Who the film is exactly for, presents something of a Catch-22. The people most likely to watch it are probably the people who are least in need of hearing some of its most important messages. Which isn't to say there aren't plenty of things for its natural audience to take away from it. Sex workers finally have a documentary that treats them with the dignity and respect that they deserve. Fetishists have a powerful document that speaks to their internal struggles and provides them with inspiration to proudly be who they are. Fans of the performers involved are given an unprecedented peek behind the curtain.

It's my hope though, that the movie can find a wider audience, as that's where it can do the most good. A Wicked Eden is a much needed antidote to sex work hit jobs like After Porn Ends and Hot Girls Wanted, whose anti-sex work rhetoric has helped to foster a cultural malaise that has left sex work, as an industry, vulnerable to censorious attacks from political and religious entities that don't just threaten the freedoms of sex workers, but of any individual who uses the internet.

Should it find its way onto television or a platform like Netflix, where a more general audience will be most likely to stumble upon it, it won't look or sound out of place. Despite its decidedly niche subject matter, A Wicked Eden boasts all the professional visual sheen that you'd expect from a more traditional, major documentary production, and its soundtrack is a perfect fit.

At a lean 96 minutes, it's perhaps not surprising that some aspects are covered more fully than others. But it has a lot of heavy lifting to do in attempting to make myriad abstract concepts palatable to an audience that may have little to no understanding of them. Some areas would have benefited from some additional context but overall, it does a good job of establishing the who, what and why of a world that to most, will be an enigma.
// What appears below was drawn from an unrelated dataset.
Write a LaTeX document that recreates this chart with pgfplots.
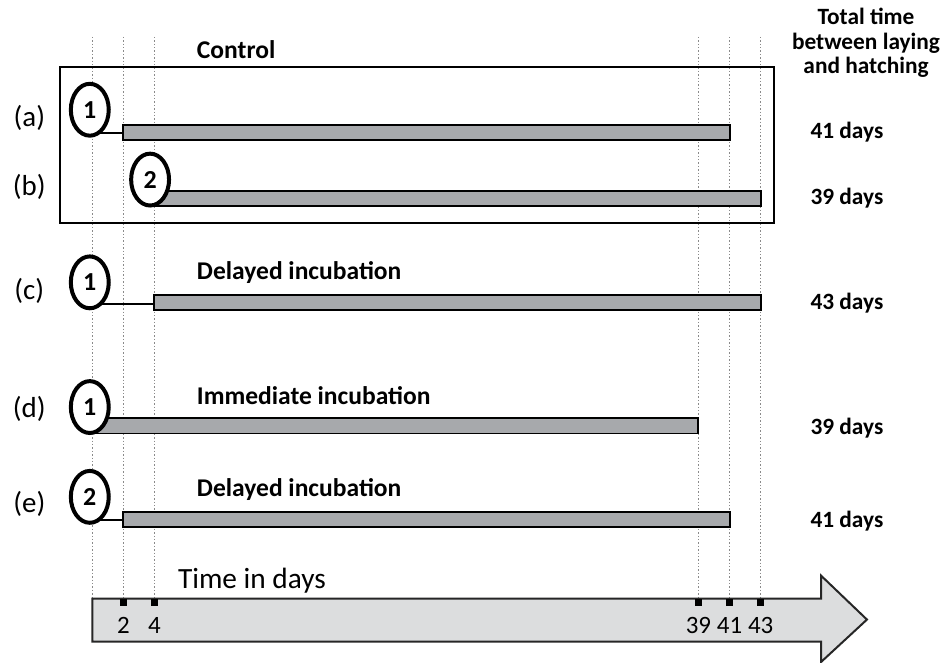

A Wicked Eden is ostensibly a documentary about one woman's life in sex work, how she came to find her calling, the hurdles she had to overcome to become successful, her relationships with her family, the minutiae of her day-to-day work life, her divorce, her peers, her plans for the future. But where it shines, is in being much more than that. It's validation and vindication for a group of people who are far too often marginalised, judged, and wilfully misunderstood. It's reassurance that our innate sexuality is not something to be ashamed of. In the right places, viewed by the right audiences, at the right time, it might just be a spark of hope.